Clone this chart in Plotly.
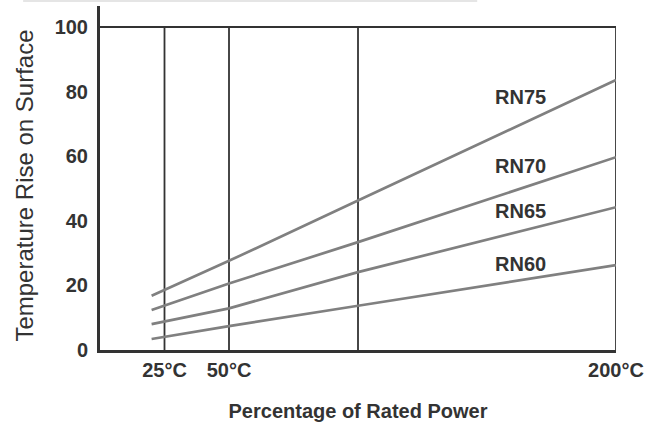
import plotly.graph_objects as go

# Data
power_pct = [20, 50, 100, 200]
rn75 = [16.8, 27.6, 46.3, 83.6]
rn70 = [12.4, 20.6, 33.4, 59.7]
rn65 = [8.0, 12.9, 24.1, 44.2]
rn60 = [3.4, 7.4, 13.7, 26.3]
series_names = ["RN75", "RN70", "RN65", "RN60"]
label_y = [78.4, 57.0, 43.1, 26.6]
label_x = 163
grid_x = [25, 50, 100, 200]
x_tickvals = [25, 50, 200]
x_ticktext = ["25°C", "50°C", "200°C"]
y_tickvals = [0, 20, 40, 60, 80, 100]

DARK = "#333333"
LINE = "#808080"
FONT = "Liberation Sans"

fig = go.Figure()
for name, vals in zip(series_names, [rn75, rn70, rn65, rn60]):
    fig.add_trace(go.Scatter(x=power_pct, y=vals, mode="lines", name=name,
                             line=dict(color=LINE, width=2.7), showlegend=False,
                             hoverinfo="skip"))

# vertical grid lines
for gx in grid_x:
    fig.add_shape(type="line", xref="x", yref="y", x0=gx, x1=gx, y0=0, y1=100,
                  line=dict(color=DARK, width=1.8), layer="below")
# top frame line at 100
fig.add_shape(type="line", xref="x", yref="y", x0=0, x1=200, y0=100, y1=100,
              line=dict(color=DARK, width=1.8), layer="below")
# faint top separator
fig.add_shape(type="line", xref="paper", yref="paper", x0=-0.149, x1=0.731,
              y0=1.0145, y1=1.0145, line=dict(color="#dddddd", width=1.5))

for name, ly in zip(series_names, label_y):
    fig.add_annotation(x=label_x, y=ly, text=name, showarrow=False,
                       font=dict(family=FONT, size=20, color=DARK, weight="bold"))

# y-axis title as rotated annotation for exact placement
fig.add_annotation(xref="paper", yref="paper", x=-0.1453, y=0.478,
                   text="Temperature Rise on Surface", textangle=-90,
                   showarrow=False, xanchor="center", yanchor="middle",
                   font=dict(family=FONT, size=24, color=DARK, weight=500))

fig.update_layout(
    width=662, height=425,
    margin=dict(l=100, r=46, t=6, b=75, autoexpand=False),
    paper_bgcolor="white", plot_bgcolor="white",
    font=dict(family=FONT, color=DARK),
    xaxis=dict(range=[0, 200], tickvals=x_tickvals, ticktext=x_ticktext,
               showgrid=False, zeroline=False, showline=True, linecolor=DARK,
               linewidth=3, ticks="", ticklabelstandoff=0, automargin=False,
               tickfont=dict(family=FONT, size=20, color=DARK, weight="bold"),
               title=dict(text="Percentage of Rated Power", standoff=24,
                          font=dict(family=FONT, size=20, color=DARK, weight="bold"))),
    yaxis=dict(range=[0, 106.5], tickvals=y_tickvals,
               showgrid=False, zeroline=False, showline=True, linecolor=DARK,
               linewidth=3, ticks="", ticklabelstandoff=5, automargin=False,
               tickfont=dict(family=FONT, size=20, color=DARK, weight="bold")),
)

fig.write_html("out.html", config={"displayModeBar": False},
               post_script="document.body.style.margin='0';document.body.style.padding='0';")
+ + +
→ What you need to do: Your task is to restate word for word the lines from the top of the data to the line containing "font=dict(family=FONT, size=24, color=DARK, weight=500))", both ends included, with every picture left out.

→ Written answer:
Clone this chart in Plotly.
import plotly.graph_objects as go

# Data
power_pct = [20, 50, 100, 200]
rn75 = [16.8, 27.6, 46.3, 83.6]
rn70 = [12.4, 20.6, 33.4, 59.7]
rn65 = [8.0, 12.9, 24.1, 44.2]
rn60 = [3.4, 7.4, 13.7, 26.3]
series_names = ["RN75", "RN70", "RN65", "RN60"]
label_y = [78.4, 57.0, 43.1, 26.6]
label_x = 163
grid_x = [25, 50, 100, 200]
x_tickvals = [25, 50, 200]
x_ticktext = ["25°C", "50°C", "200°C"]
y_tickvals = [0, 20, 40, 60, 80, 100]

DARK = "#333333"
LINE = "#808080"
FONT = "Liberation Sans"

fig = go.Figure()
for name, vals in zip(series_names, [rn75, rn70, rn65, rn60]):
    fig.add_trace(go.Scatter(x=power_pct, y=vals, mode="lines", name=name,
                             line=dict(color=LINE, width=2.7), showlegend=False,
                             hoverinfo="skip"))

# vertical grid lines
for gx in grid_x:
    fig.add_shape(type="line", xref="x", yref="y", x0=gx, x1=gx, y0=0, y1=100,
                  line=dict(color=DARK, width=1.8), layer="below")
# top frame line at 100
fig.add_shape(type="line", xref="x", yref="y", x0=0, x1=200, y0=100, y1=100,
              line=dict(color=DARK, width=1.8), layer="below")
# faint top separator
fig.add_shape(type="line", xref="paper", yref="paper", x0=-0.149, x1=0.731,
              y0=1.0145, y1=1.0145, line=dict(color="#dddddd", width=1.5))

for name, ly in zip(series_names, label_y):
    fig.add_annotation(x=label_x, y=ly, text=name, showarrow=False,
                       font=dict(family=FONT, size=20, color=DARK, weight="bold"))

# y-axis title as rotated annotation for exact placement
fig.add_annotation(xref="paper", yref="paper", x=-0.1453, y=0.478,
                   text="Temperature Rise on Surface", textangle=-90,
                   showarrow=False, xanchor="center", yanchor="middle",
                   font=dict(family=FONT, size=24, color=DARK, weight=500))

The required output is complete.